Critics, though, worry about the “liar’s dividend,” in which a web flooded with video deepfakes muddies the water even for legitimate videos, causing no one to believe anything.
“Video has been the last frontier of verification online. And now it could be gone, too,” Farid said. He cited the unifying power of the George Floyd video in 2020 as one example of what wouldn’t happen in a world flooded by deepfake videos.
Asked about “AGT’s” role in promoting deepfakes, a spokesperson for production company Fremantle declined to provide a comment for this story. But a person close to the show who asked for anonymity because they were prohibited legally from commenting on an ongoing competition said they believed that there was a social utility to the Metaphysic act. “By using the innovation in a completely transparent way,” the person said, “they are showing a mainstream audience how this technology can work.”
One solution to the truth issue could come in the form of authentication. A cross-industry effort involving Adobe, Microsoft and Intel aims to verify and make transparent the creator of every video to assure people it was real.
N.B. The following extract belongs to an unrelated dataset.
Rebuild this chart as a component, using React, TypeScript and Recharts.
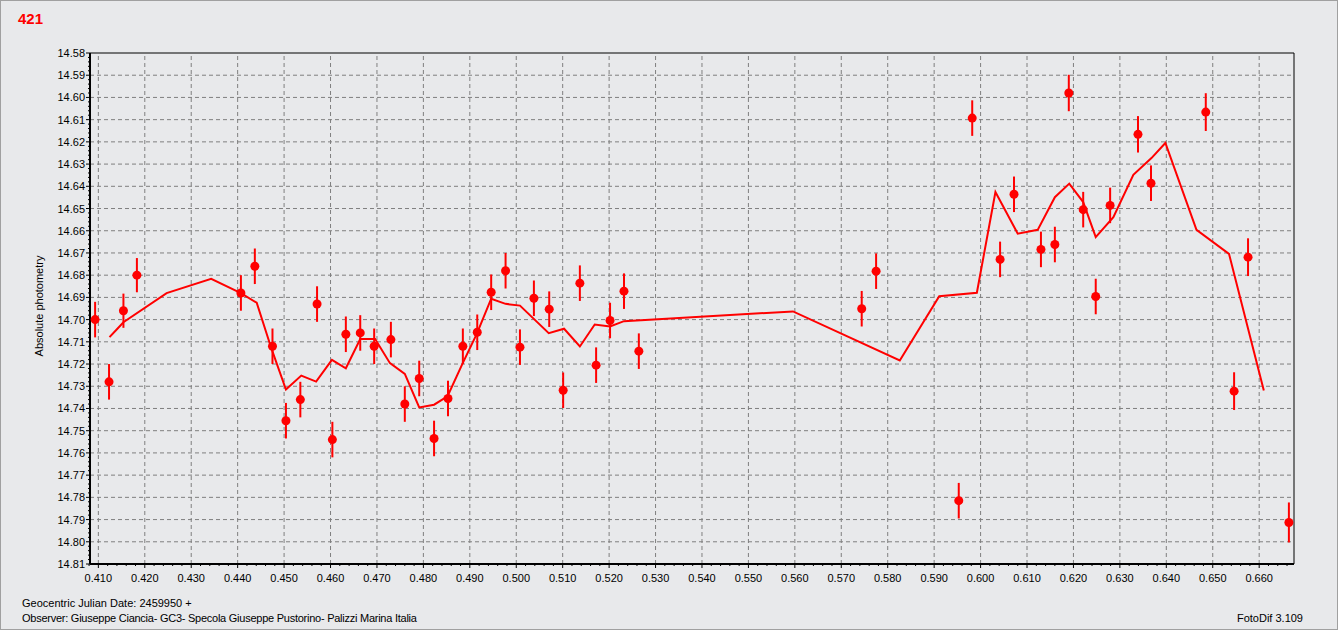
import React from "react";
import {
  ScatterChart,
  Scatter,
  XAxis,
  YAxis,
  ErrorBar,
  ReferenceLine,
} from "recharts";

// measured points: julian date fraction, magnitude, error
const obsX = [
  0.4093, 0.4123, 0.4154, 0.4183, 0.4407, 0.4437, 0.4475, 0.4504, 0.4535, 0.4571,
  0.4604, 0.4633, 0.4664, 0.4694, 0.473, 0.476, 0.4791, 0.4823, 0.4853, 0.4885,
  0.4916, 0.4946, 0.4977, 0.5008, 0.5038, 0.5071, 0.5101, 0.5137, 0.5172, 0.5202,
  0.5232, 0.5264, 0.5744, 0.5775, 0.5953, 0.5982, 0.6042, 0.6072, 0.613, 0.616,
  0.619, 0.6221, 0.6248, 0.6279, 0.6339, 0.6367, 0.6485, 0.6546, 0.6576, 0.6664,
];
const obsMag = [
  14.7, 14.728, 14.696, 14.68, 14.688, 14.676, 14.712, 14.7455, 14.736, 14.693,
  14.754, 14.7066, 14.706, 14.712, 14.709, 14.738, 14.7265, 14.7535, 14.7355, 14.712,
  14.7057, 14.6877, 14.678, 14.7124, 14.6904, 14.6953, 14.7318, 14.6836, 14.7205, 14.7004,
  14.6872, 14.7142, 14.6951, 14.6782, 14.7815, 14.6093, 14.6729, 14.6436, 14.6684, 14.6662,
  14.598, 14.6505, 14.6896, 14.6486, 14.6166, 14.6386, 14.6066, 14.7322, 14.6719, 14.7913,
];
const obsErr = [
  0.008, 0.008, 0.0077, 0.0077, 0.008, 0.008, 0.008, 0.008, 0.008, 0.008,
  0.008, 0.008, 0.008, 0.008, 0.008, 0.008, 0.008, 0.008, 0.008, 0.008,
  0.008, 0.008, 0.008, 0.008, 0.008, 0.008, 0.008, 0.008, 0.008, 0.008,
  0.008, 0.008, 0.008, 0.008, 0.008, 0.008, 0.008, 0.008, 0.008, 0.008,
  0.0082, 0.008, 0.008, 0.008, 0.0082, 0.008, 0.0085, 0.0085, 0.0085, 0.009,
];

// running mean curve
const meanX = [
  0.4124, 0.4141, 0.4154, 0.4247, 0.4343, 0.4407, 0.4441, 0.4473, 0.4504, 0.4537,
  0.4569, 0.4603, 0.4633, 0.4664, 0.4696, 0.4728, 0.476, 0.4791, 0.4823, 0.4852,
  0.4885, 0.4915, 0.4946, 0.4977, 0.5008, 0.507, 0.5103, 0.5137, 0.5169, 0.5202,
  0.5232, 0.5596, 0.5826, 0.5911, 0.5992, 0.6032, 0.608, 0.6123, 0.616, 0.6191,
  0.6221, 0.6248, 0.6286, 0.6329, 0.6368, 0.6398, 0.6465, 0.6535, 0.661,
];
const meanMag = [
  14.7079, 14.7041, 14.7012, 14.6881, 14.6816, 14.6881, 14.6924, 14.7132, 14.7315, 14.7252,
  14.7279, 14.7181, 14.7219, 14.7087, 14.7087, 14.7196, 14.7244, 14.7395, 14.7383, 14.7345,
  14.7195, 14.7064, 14.6906, 14.6929, 14.6937, 14.7061, 14.7041, 14.7121, 14.7022, 14.7031,
  14.7007, 14.6963, 14.7184, 14.6895, 14.6879, 14.6426, 14.6613, 14.6596, 14.6449, 14.6388,
  14.6471, 14.6629, 14.6539, 14.6348, 14.6273, 14.6205, 14.6596, 14.6704, 14.7319,
];

const xMajorTicks = [
  0.41, 0.42, 0.43, 0.44, 0.45, 0.46, 0.47, 0.48, 0.49, 0.5, 0.51, 0.52, 0.53,
  0.54, 0.55, 0.56, 0.57, 0.58, 0.59, 0.6, 0.61, 0.62, 0.63, 0.64, 0.65, 0.66,
];
const yMajorTicks = [
  14.58, 14.59, 14.6, 14.61, 14.62, 14.63, 14.64, 14.65, 14.66, 14.67, 14.68, 14.69,
  14.7, 14.71, 14.72, 14.73, 14.74, 14.75, 14.76, 14.77, 14.78, 14.79, 14.8, 14.81,
];

const X_MIN = 0.4082;
const X_MAX = 0.6675;
const FONT = "'Liberation Sans', Arial, sans-serif";
const RED = "#ff0000";

const obsData = obsX.map((x, i) => ({ x, y: obsMag[i], err: obsErr[i] }));
const meanData = meanX.map((x, i) => ({ x, y: meanMag[i] }));

// minor ticks every 0.002 between the labelled ones
const xAllTicks: number[] = [];
for (let k = 204; k <= 333; k++) xAllTicks.push(+(k * 0.002).toFixed(3));
const yAllTicks: number[] = [];
for (let k = 7290; k <= 7405; k++) yAllTicks.push(+(k * 0.002).toFixed(3));

const isMajor = (v: number) => Math.abs(v * 100 - Math.round(v * 100)) < 1e-6;

const XTick = (props: any) => {
  const { x, y, payload } = props;
  const major = isMajor(payload.value);
  return (
    <g>
      <line x1={x} x2={x} y1={y} y2={y + (major ? 4 : 2)} stroke="#000" />
      {major && (
        <text x={x} y={y + 18} textAnchor="middle" fontSize={11} fontFamily={FONT} fill="#000">
          {payload.value.toFixed(3)}
        </text>
      )}
    </g>
  );
};

const YTick = (props: any) => {
  const { x, y, payload } = props;
  const major = isMajor(payload.value);
  return (
    <g>
      <line x1={x - (major ? 4 : 2)} x2={x} y1={y} y2={y} stroke="#000" />
      {major && (
        <text x={x - 5} y={y + 4} textAnchor="end" fontSize={11} fontFamily={FONT} fill="#000">
          {payload.value.toFixed(2)}
        </text>
      )}
    </g>
  );
};

const Dot = (props: any) => <circle cx={props.cx} cy={props.cy} r={4.5} fill={RED} />;
const NoDot = () => <g />;

export default function App() {
  return (
    <div
      style={{
        position: "absolute",
        left: 0,
        top: 0,
        width: 1336,
        height: 628,
        background: "#e8e9eb",
        border: "1px solid #a0a0a0",
        fontFamily: FONT,
        overflow: "hidden",
      }}
    >
      <div
        style={{
          position: "absolute",
          left: 17,
          top: 9,
          color: RED,
          fontWeight: "bold",
          fontSize: 15,
        }}
      >
        421
      </div>
      <div
        style={{
          position: "absolute",
          left: 38,
          top: 305,
          transform: "translate(-50%, -50%) rotate(-90deg)",
          fontSize: 11,
          whiteSpace: "nowrap",
          color: "#000",
        }}
      >
        Absolute photometry
      </div>
      <div style={{ position: "absolute", left: 21, top: 596, fontSize: 11, color: "#000" }}>
        Geocentric Julian Date: 2459950 +
      </div>
      <div
        style={{
          position: "absolute",
          left: 21,
          top: 611,
          fontSize: 11,
          letterSpacing: -0.25,
          whiteSpace: "nowrap",
          color: "#000",
        }}
      >
        Observer: Giuseppe Ciancia- GC3- Specola Giuseppe Pustorino- Palizzi Marina Italia
      </div>
      <div style={{ position: "absolute", right: 34, top: 611, fontSize: 11, color: "#000" }}>
        FotoDif 3.109
      </div>
      <div style={{ position: "absolute", left: -1, top: -1 }}>
        <ScatterChart
          width={1338}
          height={630}
          margin={{ top: 53, right: 44, bottom: 36, left: 0 }}
        >
          <XAxis
            type="number"
            dataKey="x"
            domain={[X_MIN, X_MAX]}
            allowDataOverflow
            ticks={xAllTicks}
            interval={0}
            tick={<XTick />}
            tickLine={false}
            tickSize={0}
            tickMargin={0}
            height={30}
            axisLine={{ stroke: "#000", strokeWidth: 2 }}
          />
          <YAxis
            type="number"
            dataKey="y"
            reversed
            domain={[14.58, 14.81]}
            allowDataOverflow
            ticks={yAllTicks}
            interval={0}
            tick={<YTick />}
            tickLine={false}
            tickSize={0}
            tickMargin={0}
            width={90}
            axisLine={{ stroke: "#000", strokeWidth: 2 }}
          />
          {xMajorTicks.map((v) => (
            <ReferenceLine key={"vx" + v} x={v} stroke="#7f7f7f" strokeDasharray="4 3" />
          ))}
          {yMajorTicks
            .filter((v) => v > 14.58 && v < 14.81)
            .map((v) => (
              <ReferenceLine key={"hy" + v} y={v} stroke="#7f7f7f" strokeDasharray="4 3" />
            ))}
          <ReferenceLine y={14.58} stroke="#000" />
          <ReferenceLine x={X_MAX} stroke="#000" />
          <Scatter
            data={meanData}
            line={{ stroke: RED, strokeWidth: 2 }}
            lineType="joint"
            shape={NoDot}
            isAnimationActive={false}
          />
          <Scatter data={obsData} shape={Dot} isAnimationActive={false}>
            <ErrorBar dataKey="err" direction="y" stroke={RED} strokeWidth={2} width={0} />
          </Scatter>
        </ScatterChart>
      </div>
    </div>
  );
}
But it’s not clear how many would adopt it.
Kambhampati, the ASU researcher, said he fears the world will end up in one of two places: “Either nobody trusts anything they watch anymore, or we need an elaborate system of authentication so they do.”
“I hope it’s the second,” he said, then added, “not that that seems so great, either.”
The story has been updated with details from Tuesday night’s episode of “America’s Got Talent.”